Pekerja pabrik rokok kretek Praoe Lajar sedang bekerja di industri yang berada di Jalan Merak No 15, Kelurahan Tanjung Mas, Kecamatan Semarang Utara, Kota Semarang, Jawa Tengah. (IDN Times/Anggun Puspitoningrum)
Kendati demikian, perasaan khawatir terimbas gelombang PHK tidak tampak dari wajah-wajah pekerja di Pabrik Rokok Praoe Lajar yang berada Jalan Merak No 15, Kelurahan Tanjung Mas, Kecamatan Semarang Utara, Kota Semarang, Jawa Tengah. Memasuki sebuah bangunan di Kawasan Kota Lama Semarang itu aroma tembakau dengan rempah-rempah seperti cengkeh dan kayu manis semerbak harum di indera penciuman.
Terlihat ratusan pekerja tengah sibuk menekuni pekerjaannya. Raut wajah para pekerja yang mayoritas perempuan itu tampak senang menikmati dan menjalani perannya. Dengan mengenakan kaos seragam berwarna merah bertuliskan Praoe Lajar di punggung dan penutup kepala, ada yang sedang menyiapkan tembakau untuk bahan baku rokok, melinting rokok, menggunting batang rokok yang sudah diisi tembakau hingga mengemas rokok dengan kertas coklat untuk sebelum dipasarkan.

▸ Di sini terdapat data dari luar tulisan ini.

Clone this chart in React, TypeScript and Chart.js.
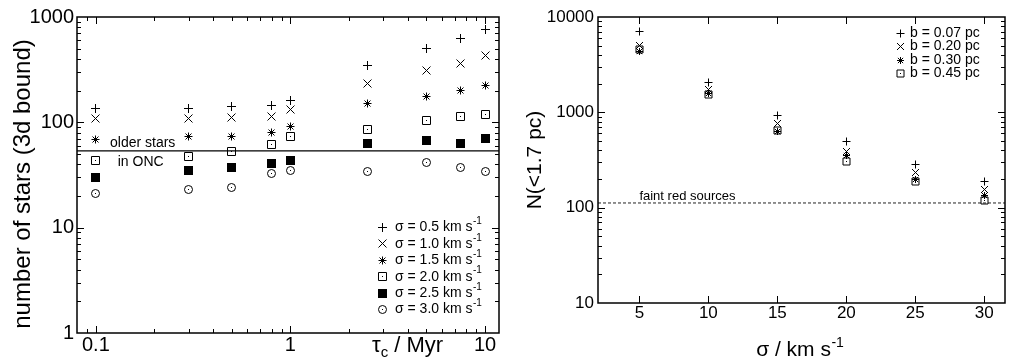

Industri rokok kretek yang didirikan Thio No Moi sejak tahun 1945 di Kota Semarang itu hingga kini masih bertahan dikelola oleh generasi ketiga, Bowo Cipto dan generasi keempat, Aditya Wibowo Setia Budhi. Tidak hanya masih mampu memutar roda usaha, ratusan orang yang bekerja di Praoe Lajar pun juga menunjukkan pengabdian dan kesetiaan pada perusahaan tersebut.
Seperti Suciati, lebih dari separuh hidupnya dihabiskan untuk bekerja di Pabrik Rokok Praoe Lajar. Perempuan berusia 58 tahun itu sudah bekerja selama 30 tahun di sana. Setiap hari ia bertugas untuk menata puluhan bungkus rokok, kemudian dikemas kembali dengan kertas coklat dan direkatkan dengan lem dari tepung kanji. Semua dilakukan masih dengan cara manual di industri kecil menengah tersebut.
Ibu dua anak itu mengaku tidak bosan melakukan pekerjaan yang sama setiap hari selama tiga dasawarsa. Menurut dia, kerja di pabrik rokok ini membuat hidupnya tentram dan tercukupi. Sebab, hasil bekerja sebagai buruh pabrik rokok Praoe Lajar itu ia bisa membantu menambah pemasukan keluarga, sekaligus membesarkan dua putrinya hingga sekarang sudah bekerja dan mandiri.
‘’Enak kerja di sini. Saya bekerja sejak anak-anak masih duduk di bangku TK (taman kanak-kanank, red). Dari bekerja di pabrik rokok Praoe Lajar ini saya bisa menyekolahkan anak-anak saya hingga perguruan tinggi, da sekarang mereka sudah kerja jadi PNS (pegawai negeri sipil, red),’’ tuturnya saat ditemui pada acara Media Gathering Kanwil Bea Cukai Jateng dan DIY, Rabu (9/10/2024).
Setiap hari warga Gemah Barat, Kelurahan Gemah, Kecamatan Pedurungan, Kota Semarang itu berangkat kerja diantar sang suami yang bekerja sebagai sopir angkutan umum. Suci bekerja mulai pukul 07.00–15.00 WIB. Mengemas ratusan bungkus rokok sebelum dipasarkan ke konsumen.
‘’Tugas saya ya sama setiap hari selama 30 tahun, yaitu mengemas rokok-rokok ini. Targetnya kalau 200 bungkus ya dikemas menjadi 50 bal. Aturannya, harus rapi ngemas-nya dan lemnya nggak boleh kebanyakan,’’ katanya.
Selama bekerja di sana, Suci tidak pernah khawatir akan di-PHK oleh perusahaan karena pemilik pabrik selalu memperlakukan para pekerjanya dengan baik. Selain itu, ia percaya perusahaan rokok ini legal dan akan terus bertahan menghidupi para pekerjanya karena menaati semua peraturan dari pemerintah.